La construction d'une nation sportive passe d'abord par l'école. De ce point de vue, l'enseignement de l'éducation physique et sportive (EPS) et le sport scolaire doivent être renforcés. Les trois heures obligatoires en primaire sont rarement respectées. Nous gagnerions à écouter davantage les acteurs de l'éducation nationale, dont le dont le Syndicat national de l'éducation physique (SNEP-FSU) qui a fait des propositions intéressantes pour revaloriser l'EPS.

J'ai observé un décrochage de la pratique physique entre la fin de l'enseignement secondaire et le début de l'enseignement supérieur. Les universités manquent d'encadrants et d'infrastructures sportives, si bien que de nombreux étudiants qui souhaiteraient pratiquer une activité physique se voient refuser l'inscription, faute de places.
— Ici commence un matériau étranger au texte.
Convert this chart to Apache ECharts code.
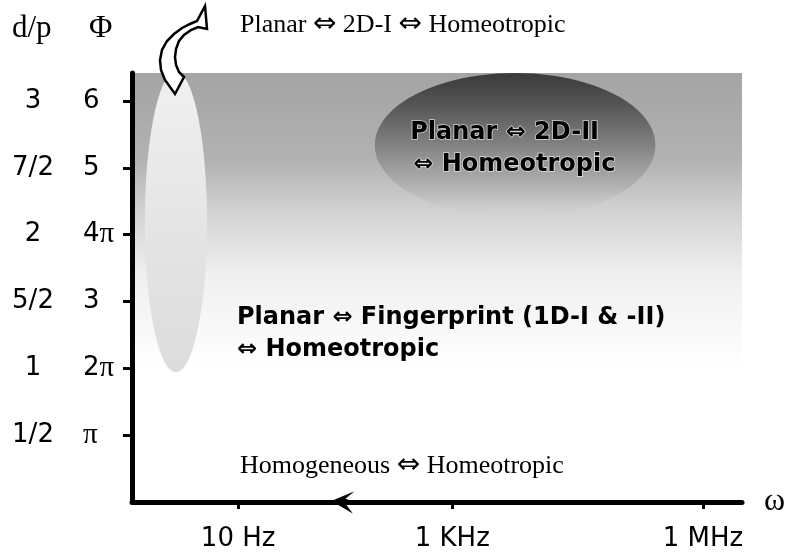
<!DOCTYPE html>
<html><head><meta charset="utf-8">
<script src="https://cdn.jsdelivr.net/npm/echarts@6/dist/echarts.min.js"></script>
<style>html,body{margin:0;padding:0;background:#fff}#chart{width:794px;height:559px}</style>
</head><body><div id="chart"></div>
<script>
// ---------- data ----------
const omegaTickValues = [17.4, 52.5, 93.6];
const omegaTickLabels = ['10 Hz', '1 KHz', '1 MHz'];
const phiTickValues = [1, 2, 3, 4, 5, 6];
const phiTickLabels = ['π', '2π', '3', '4π', '5', '6'];
const dpTickLabels = ['1/2', '1', '5/2', '2', '7/2', '3'];

// stippled upper band (Planar <-> Fingerprint region background)
const bandOmega = [0, 100];
const bandPhi = [2.0, 6.42];

// elliptical regions
const ellipseNames = ['2D-II', '2D-I'];
const ellipseOmega = [62.8, 7.2];
const ellipsePhi = [5.34, 4.19];
const ellipseOmegaRadius = [23, 5.1];
const ellipsePhiRadius = [1.08, 2.25];

// annotations
const serifNotes = ['Planar ⇔ 2D-I ⇔ Homeotropic', 'Homogeneous ⇔ Homeotropic'];
const serifOmega = [17.7, 17.7];
const serifPhi = [7.14, 0.54];

const boldNotes = ['Planar ⇔ Fingerprint (1D-I & -II)', '⇔ Homeotropic', 'Planar ⇔ 2D-II', '⇔ Homeotropic'];
const boldOmega = [17.2, 17.2, 45.6, 46.1];
const boldPhi = [2.75, 2.28, 5.52, 5.04];

// ---------- chart ----------
const chart = echarts.init(document.getElementById('chart'), null, {renderer: 'canvas'});
const LG = echarts.graphic.LinearGradient;
const sansFont = '"DejaVu Sans", Verdana, sans-serif';
const serifFont = '"Liberation Serif", "Times New Roman", serif';

const arrowPoints = [[165,80],[161,70],[160,60],[162,50],[167,41],[174,34],[182,28],[190,24],[197,21],
  [205,6],[207,29],[198,27],[191,30],[184,35],[179,41],[176,49],[175,57],[176,65],[179,72],[184,77],[175,94]];
const breakPoints = [[350,494],[333,501],[350,511],[344,503],[352,502],[344,499]];

const piRich = {p: {fontFamily: serifFont, fontSize: 29, color: '#000'}};
const phiFormatter = v => {
  const i = phiTickValues.indexOf(v);
  return i >= 0 ? phiTickLabels[i].replace('π', '{p|π}') : '';
};

const option = {
  animation: false,
  backgroundColor: '#ffffff',
  grid: {left: 132, right: 52, top: 73, bottom: 57},
  xAxis: {
    type: 'value', min: 0, max: 100, interval: 10, z: 10,
    splitLine: {show: false},
    axisLine: {show: true, lineStyle: {color: '#000', width: 5}},
    axisTick: {show: true, customValues: omegaTickValues, length: 7, lineStyle: {color: '#000', width: 3}},
    axisLabel: {
      show: true, customValues: omegaTickValues, margin: 24,
      color: '#000', fontSize: 26, fontFamily: sansFont,
      formatter: v => { const i = omegaTickValues.indexOf(v); return i >= 0 ? omegaTickLabels[i] : ''; }
    },
    name: 'ω', nameLocation: 'end', nameGap: 22,
    nameTextStyle: {color: '#000', fontSize: 32, fontFamily: serifFont}
  },
  yAxis: [{
    type: 'value', min: 0, max: 6.42, interval: 1, z: 10,
    splitLine: {show: false},
    axisLine: {show: true, lineStyle: {color: '#000', width: 5}},
    axisTick: {show: true, customValues: phiTickValues, length: 9, lineStyle: {color: '#000', width: 3}},
    axisLabel: {
      show: true, customValues: phiTickValues, margin: 49, align: 'left',
      color: '#000', fontSize: 26, fontFamily: sansFont,
      formatter: phiFormatter, rich: piRich
    }
  }, {
    type: 'value', min: 0, max: 6.42, interval: 1, position: 'left', z: 10,
    splitLine: {show: false},
    axisLine: {show: false}, axisTick: {show: false},
    axisLabel: {
      show: true, customValues: phiTickValues, margin: 99, align: 'center',
      color: '#000', fontSize: 26, fontFamily: sansFont,
      formatter: v => { const i = phiTickValues.indexOf(v); return i >= 0 ? dpTickLabels[i] : ''; }
    }
  }],
  series: [
    {
      name: 'band', type: 'custom', silent: true, z: 1,
      encode: {x: 0, y: 1},
      data: [[bandOmega[0], bandPhi[0], bandOmega[1], bandPhi[1]]],
      renderItem: (params, api) => {
        const p0 = api.coord([api.value(0), api.value(3)]);
        const p1 = api.coord([api.value(2), api.value(1)]);
        return {
          type: 'rect',
          shape: {x: p0[0], y: p0[1], width: p1[0] - p0[0], height: p1[1] - p0[1]},
          style: {fill: new LG(0, 0, 0, 1, [
            {offset: 0, color: '#a4a4a4'},
            {offset: 0.3, color: '#b2b2b2'},
            {offset: 0.48, color: '#d4d4d4'},
            {offset: 0.68, color: '#efefef'},
            {offset: 1, color: '#ffffff'}
          ])}
        };
      }
    },
    {
      name: 'regions', type: 'custom', silent: true, z: 2,
      encode: {x: 0, y: 1},
      data: ellipseOmega.map((o, i) => [o, ellipsePhi[i], ellipseOmegaRadius[i], ellipsePhiRadius[i]]),
      renderItem: (params, api) => {
        const cx = api.value(0), cy = api.value(1), rx = api.value(2), ry = api.value(3);
        const pts = [];
        for (let k = 0; k < 96; k++) {
          const t = k / 96 * Math.PI * 2;
          pts.push(api.coord([cx + rx * Math.cos(t), cy + ry * Math.sin(t)]));
        }
        const fill = params.dataIndex === 0
          ? new LG(0, 0, 0, 1, [
              {offset: 0, color: '#3a3a3a'},
              {offset: 0.22, color: '#555555'},
              {offset: 0.5, color: '#828282'},
              {offset: 0.78, color: 'rgba(165,165,165,0.6)'},
              {offset: 1, color: 'rgba(210,210,210,0.15)'}
            ])
          : new LG(0, 0, 0, 1, [
              {offset: 0, color: '#f0f0f0'},
              {offset: 0.5, color: '#e5e5e5'},
              {offset: 1, color: '#dcdcdc'}
            ]);
        return {type: 'polygon', shape: {points: pts}, style: {fill: fill}};
      }
    },
    {
      name: 'serif notes', type: 'custom', silent: true, z: 5,
      encode: {x: 0, y: 1},
      data: serifOmega.map((o, i) => [o, serifPhi[i]]),
      renderItem: (params, api) => {
        const c = api.coord([api.value(0), api.value(1)]);
        return {type: 'text', x: c[0], y: c[1], style: {
          text: serifNotes[params.dataIndex].replace(/⇔/g, '{arr|⇔}'),
          fill: '#000', font: '26px ' + serifFont, align: 'left', verticalAlign: 'middle',
          rich: {arr: {font: '28px ' + sansFont, fill: '#000'}}
        }};
      }
    },
    {
      name: 'bold notes', type: 'custom', silent: true, z: 5,
      encode: {x: 0, y: 1},
      data: boldOmega.map((o, i) => [o, boldPhi[i]]),
      renderItem: (params, api) => {
        const c = api.coord([api.value(0), api.value(1)]);
        const halo = params.dataIndex >= 2;
        return {type: 'text', x: c[0], y: c[1], style: {
          text: boldNotes[params.dataIndex], fill: '#000',
          font: 'bold 24px ' + sansFont, align: 'left', verticalAlign: 'middle',
          stroke: halo ? 'rgba(255,255,255,0.7)' : null,
          lineWidth: halo ? 1.5 : 0
        }};
      }
    }
  ],
  graphic: [
    {type: 'text', x: 12, y: 13, silent: true, style: {text: 'd/p', fill: '#000', font: '31px ' + serifFont}},
    {type: 'text', x: 89, y: 13, silent: true, style: {text: 'Φ', fill: '#000', font: '32px ' + serifFont}},
    {type: 'polygon', silent: true, z: 100,
      shape: {points: arrowPoints},
      style: {fill: '#ffffff', stroke: '#000', lineWidth: 2.5}
    },
    {type: 'polygon', silent: true, z: 100,
      shape: {points: breakPoints},
      style: {fill: '#000', stroke: '#000', lineWidth: 1.5}
    }
  ]
};
chart.setOption(option);
</script>
</body></html>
Les crédits qui nous sont proposés sont encore insuffisants, et je regrette que mes amendements en première partie visant à rehausser les plafonds des taxes affectées au sport afin de dégager 100 millions d'euros supplémentaires pour les petits clubs et associations sportives de nos territoires n'aient pu être discutés. Je constate cependant un engagement certain de l'État en faveur du sport et de la jeunesse, qui doit impérativement être maintenu dans les années à venir. Je donne donc un avis favorable à l'adoption des crédits de la mission Sport, jeunesse et vie associative.